Cache Coding Techniques

CS 233 · Loop optimization strategies — loop fusion, fission, inversion, tiling, and prefetching

Loop Fusion

Merge two loops over the same range into one to exploit temporal locality

Before2 × LARGE / B

→

AfterLARGE / B

B = number of elements of A that fit in one cache block

for (int j = 0; j < LARGE; j++) {
  sum += A[j];
}
for (int j = 0; j < LARGE; j++) {
  product *= A[j];
}

2 × LARGE/B misses

Why it works

Both loops access A[j] with the same stride. In the original, A[j] is loaded for the first loop, evicted by the time the second loop runs (for large arrays), then loaded again. Fusing them means each cache line is loaded once and both sum and product are updated before the line leaves cache.

Loop Fission

Split a loop body into two separate loops to reduce working-set size in the inner loop

BeforeLARGE misses (A accessed with stride 1 but thrashed by inner B loop)

→

AfterLARGE / B misses for A

B = number of elements of A that fit in one cache block

for (int j = 0; j < LARGE; j++) {
  sum += A[j];
  for (int k = 0; k < LARGE; k++) {
    other_sum += B[j][k];
  }
}

LARGE misses on A

Why it works

In the original, the inner B[j][k] loop sweeps a large 2-D array on every outer iteration, evicting the recently loaded A[j] from cache before the next outer iteration can reuse it. Splitting the loops gives A[j] its own pass where each cache line is fully used before moving on.

Loop Inversion

Swap inner and outer loops to turn a high-stride access into a unit-stride access

Beforem × (n / B) misses

→

Aftern / B misses

B = number of elements of a per cache block

for (int i = 0; i < m; i++) {
  for (int j = 0; j < n; j++) {
    sum += a[j];
  }
}

m × n/B misses

Why it works

In the original, the outer i loop iterates m times, and each time the inner j loop reloads every element of a[j] from scratch (it gets evicted between outer iterations). After inversion, a[j] is loaded once per j step and kept in cache for all m inner iterations.

When to use

✓You have nested loops.
✓Incrementing the inner loop has a large stride, but the outer loop would have a small stride if swapped.
✓Common cases: column traversals of 2-D arrays, struct arrays where the inner loop traverses the array instead of individual struct fields.

Tiling (Blocking)

Process data in cache-sized tiles to exploit temporal locality across loop iterations

When to use

✓You are re-using the same data multiple times. Tiling does NOT help if there is no data re-use.
✓The re-use lacks temporal locality — data is evicted before it can be reused.
✓Other techniques (fusion, fission, inversion) are insufficient to create temporal locality.
✓Watch for column and row traversals in the same innermost loop (or equivalent struct patterns).

Choosing tile size

✓All active tiles must fit inside the cache until you are done with them.
✓Make the tile as large as possible given the above constraint.
✓Remember to account for the size of your data type when calculating tile sizes.

1-D Tiling

Tile over one dimension to keep a chunk of a[j] resident while iterating over b[i].

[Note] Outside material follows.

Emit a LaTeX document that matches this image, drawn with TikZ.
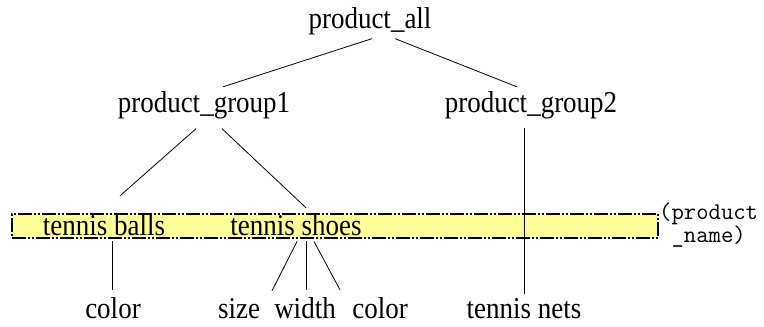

for (int i = 0; i < M; i++) {
  for (int j = 0; j < N; j++) {
    sum += a[j] / b[i];
  }
}

poor temporal reuse on a[]

Multi-Dimensional Tiling

Matrix multiplication: tile over i, j, and k so that TILE_SIZE × TILE_SIZE sub-matrices of a, b, and c all fit in cache simultaneously.

for (int i = 0; i < N; i++)
  for (int j = 0; j < N; j++)
    for (int k = 0; k < N; k++)
      c[i*N+j] += a[i*N+k] * b[k*N+j];

full N³ reloads

Prefetching

Issue a cache load early so the data arrives before it is needed

When to use

✓Other techniques cannot further reduce your miss rate.
✓Your access pattern is predictable.
✓The number of future predictable accesses is large.

Guidelines

✓A cache miss costs 100–200 clock cycles. Prefetch far enough ahead that the miss resolves before your code catches up.
✓Do not prefetch so far ahead that you exceed the entire cache size.
✓Prefetch the address of the element, not the element itself — use &A[i+k].

Syntax

void __builtin_prefetch(const void *addr);

Example

/* Prefetch element 8 iterations ahead */
for (int i = 0; i < N; i++) {
  __builtin_prefetch(&A[i + 8]);
  sum += A[i];
}

Common mistake: writing __builtin_prefetch(A[i+8]) instead of __builtin_prefetch(&A[i+8]). You must pass the address of the element, not the element value.